[Data entries]

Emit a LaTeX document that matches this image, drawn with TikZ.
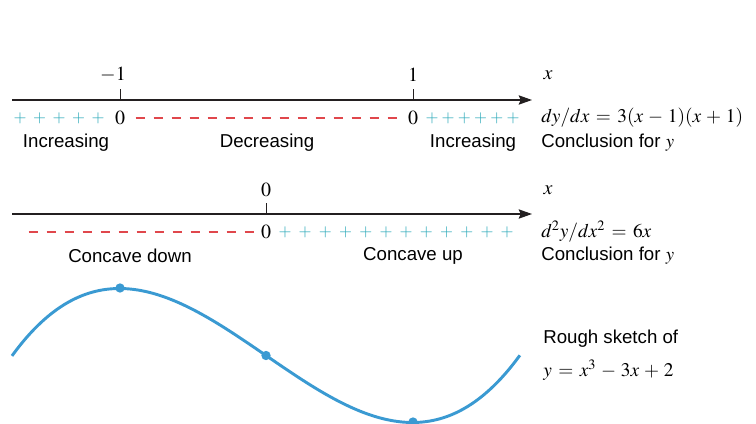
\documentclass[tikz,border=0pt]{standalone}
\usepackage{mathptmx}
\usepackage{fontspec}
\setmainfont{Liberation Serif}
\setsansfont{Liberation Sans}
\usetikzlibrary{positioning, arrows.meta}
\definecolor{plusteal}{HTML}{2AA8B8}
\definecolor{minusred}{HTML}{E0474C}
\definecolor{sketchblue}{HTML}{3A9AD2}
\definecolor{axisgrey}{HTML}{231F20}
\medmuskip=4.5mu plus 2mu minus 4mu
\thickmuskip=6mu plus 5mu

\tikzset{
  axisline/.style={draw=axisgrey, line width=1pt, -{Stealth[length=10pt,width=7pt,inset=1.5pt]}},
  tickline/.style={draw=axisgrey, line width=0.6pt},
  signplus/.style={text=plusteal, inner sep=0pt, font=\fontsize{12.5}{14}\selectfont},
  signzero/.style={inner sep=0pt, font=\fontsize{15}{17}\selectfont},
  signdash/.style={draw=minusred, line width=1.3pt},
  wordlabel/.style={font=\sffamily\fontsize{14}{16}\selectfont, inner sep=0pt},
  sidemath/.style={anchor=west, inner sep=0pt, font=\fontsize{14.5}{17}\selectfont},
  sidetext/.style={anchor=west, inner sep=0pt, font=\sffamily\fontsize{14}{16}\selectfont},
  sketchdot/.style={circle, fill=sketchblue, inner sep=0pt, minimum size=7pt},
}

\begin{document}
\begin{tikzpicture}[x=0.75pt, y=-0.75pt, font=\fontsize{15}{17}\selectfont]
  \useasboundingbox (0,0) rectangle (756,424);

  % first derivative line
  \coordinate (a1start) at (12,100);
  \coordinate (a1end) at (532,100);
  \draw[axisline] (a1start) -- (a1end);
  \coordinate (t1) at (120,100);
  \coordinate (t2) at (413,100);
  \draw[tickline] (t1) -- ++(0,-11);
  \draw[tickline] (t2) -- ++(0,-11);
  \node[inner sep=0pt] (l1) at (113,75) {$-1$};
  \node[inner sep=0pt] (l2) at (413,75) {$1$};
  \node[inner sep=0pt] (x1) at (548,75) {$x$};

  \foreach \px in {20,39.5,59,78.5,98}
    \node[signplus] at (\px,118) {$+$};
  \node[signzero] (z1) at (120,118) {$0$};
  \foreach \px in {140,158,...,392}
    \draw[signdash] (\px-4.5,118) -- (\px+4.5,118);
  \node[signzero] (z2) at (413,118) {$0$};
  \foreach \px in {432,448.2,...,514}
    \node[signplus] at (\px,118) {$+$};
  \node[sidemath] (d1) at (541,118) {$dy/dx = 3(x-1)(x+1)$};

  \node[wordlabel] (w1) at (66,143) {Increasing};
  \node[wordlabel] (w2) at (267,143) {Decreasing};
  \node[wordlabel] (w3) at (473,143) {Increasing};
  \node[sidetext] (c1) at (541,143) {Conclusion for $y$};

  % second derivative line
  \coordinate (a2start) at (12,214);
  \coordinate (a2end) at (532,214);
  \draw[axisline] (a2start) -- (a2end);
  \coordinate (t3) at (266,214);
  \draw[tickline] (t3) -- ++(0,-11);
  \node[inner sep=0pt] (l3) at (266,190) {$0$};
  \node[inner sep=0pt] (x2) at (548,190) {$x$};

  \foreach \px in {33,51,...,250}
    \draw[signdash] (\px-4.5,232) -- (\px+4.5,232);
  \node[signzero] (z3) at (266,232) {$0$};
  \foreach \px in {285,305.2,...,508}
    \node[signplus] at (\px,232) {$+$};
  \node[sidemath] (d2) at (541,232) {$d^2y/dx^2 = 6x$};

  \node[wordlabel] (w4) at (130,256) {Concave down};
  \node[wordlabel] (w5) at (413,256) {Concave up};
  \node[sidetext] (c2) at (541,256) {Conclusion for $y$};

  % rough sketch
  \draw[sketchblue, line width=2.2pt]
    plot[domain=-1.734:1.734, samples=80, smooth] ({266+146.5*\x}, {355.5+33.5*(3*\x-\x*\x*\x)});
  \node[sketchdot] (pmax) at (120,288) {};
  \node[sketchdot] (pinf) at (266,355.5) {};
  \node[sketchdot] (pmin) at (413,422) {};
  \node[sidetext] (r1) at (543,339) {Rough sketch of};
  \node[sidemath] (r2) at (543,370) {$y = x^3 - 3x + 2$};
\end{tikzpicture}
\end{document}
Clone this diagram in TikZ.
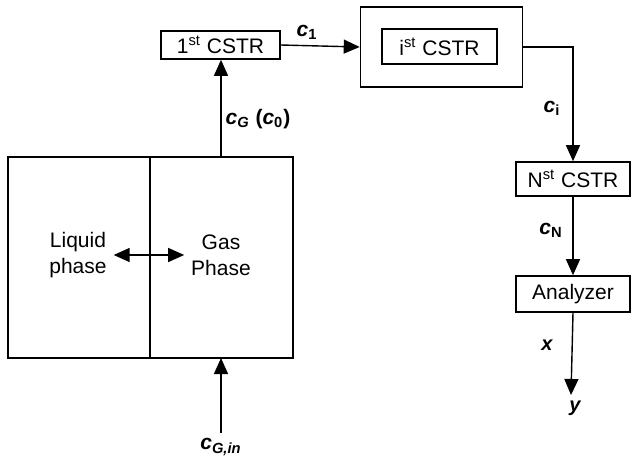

_WHAT THE TASK ASKS_.
Transcribe the opening line of the listing above, please, and every line after it through the line with "(0,0) rectangle (756,424);", word for word, without pictures.

_THE OUTPUT_.
Emit a LaTeX document that matches this image, drawn with TikZ.
\documentclass[tikz,border=0pt]{standalone}
\usepackage{mathptmx}
\usepackage{fontspec}
\setmainfont{Liberation Serif}
\setsansfont{Liberation Sans}
\usetikzlibrary{positioning, arrows.meta}
\definecolor{plusteal}{HTML}{2AA8B8}
\definecolor{minusred}{HTML}{E0474C}
\definecolor{sketchblue}{HTML}{3A9AD2}
\definecolor{axisgrey}{HTML}{231F20}
\medmuskip=4.5mu plus 2mu minus 4mu
\thickmuskip=6mu plus 5mu

\tikzset{
  axisline/.style={draw=axisgrey, line width=1pt, -{Stealth[length=10pt,width=7pt,inset=1.5pt]}},
  tickline/.style={draw=axisgrey, line width=0.6pt},
  signplus/.style={text=plusteal, inner sep=0pt, font=\fontsize{12.5}{14}\selectfont},
  signzero/.style={inner sep=0pt, font=\fontsize{15}{17}\selectfont},
  signdash/.style={draw=minusred, line width=1.3pt},
  wordlabel/.style={font=\sffamily\fontsize{14}{16}\selectfont, inner sep=0pt},
  sidemath/.style={anchor=west, inner sep=0pt, font=\fontsize{14.5}{17}\selectfont},
  sidetext/.style={anchor=west, inner sep=0pt, font=\sffamily\fontsize{14}{16}\selectfont},
  sketchdot/.style={circle, fill=sketchblue, inner sep=0pt, minimum size=7pt},
}

\begin{document}
\begin{tikzpicture}[x=0.75pt, y=-0.75pt, font=\fontsize{15}{17}\selectfont]
  \useasboundingbox (0,0) rectangle (756,424);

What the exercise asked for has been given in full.